We were the first species to mentally make the leap from "This is mine." to "What are the limits of what is mine?" We created boundaries. From boundaries came territory. From territory came the mental gymnastics of words, for what are words but sonic division lines? To say, "This space, this mammoth, this bone is mine." creates boundaries of what constitutes a mammoth, a bone, a space. Words define, and yet words are imperfect, for many unimaginable things exist between, among, spliced, across the word.

Temporal acknowledgment only abetted our aberration. Words created past, present, future. Only present really exists, but our triumph of time invented the past and future. With time came better and worse, with better and worse came leaders and followers. We became so trapped within our language that we forgot it was but a tool to serve our life. Instead, we allow language to dominate. It can be seen in every utterance I type. And such beget suffering. We assume that a bottle holds liquid, that a body is not a collection of working cells but itself a cohesive whole; we assume there is a difference between body and soul only because we are raised by our species to accept boundaries. The "soul" lies in our head only because we accept most of our information visually and the eyes connect directly through our brain. Imagine what language we would speak if we our primary sense was touch! But as the brain processes most information, we assume that's where the soul resides.

I will not even go into the ancient belief that the heart holds love.
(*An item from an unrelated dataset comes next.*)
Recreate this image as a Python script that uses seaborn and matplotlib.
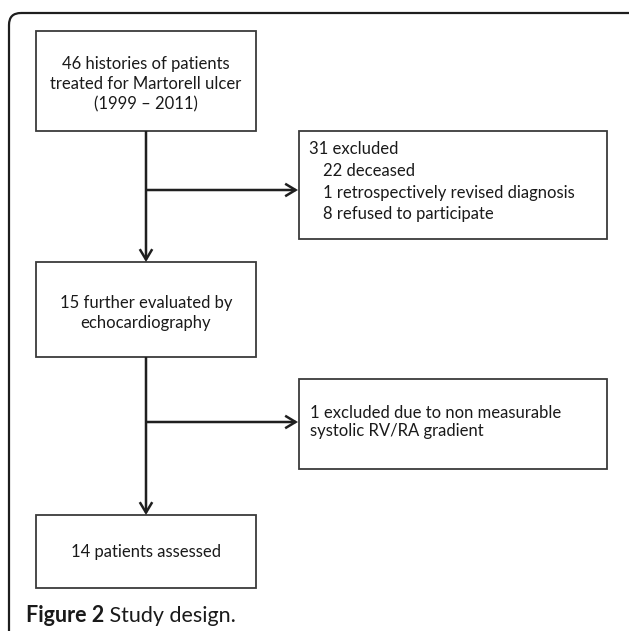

The majority of our bodies is constructed with either cells with alien mitochondria or bacteria. The DNA that we assume consumes our cells is in the minority. We keep on trying to find our self, but the very notion of self is outdated by biology and cosmology. Our brain cells do not replace themselves, yet our bodies, even on a cellular level, are different and distant from how we were born. The pictures we see of our youth are of alien beings, entirely not what we know except by appearance. Yet we consider ourselves I.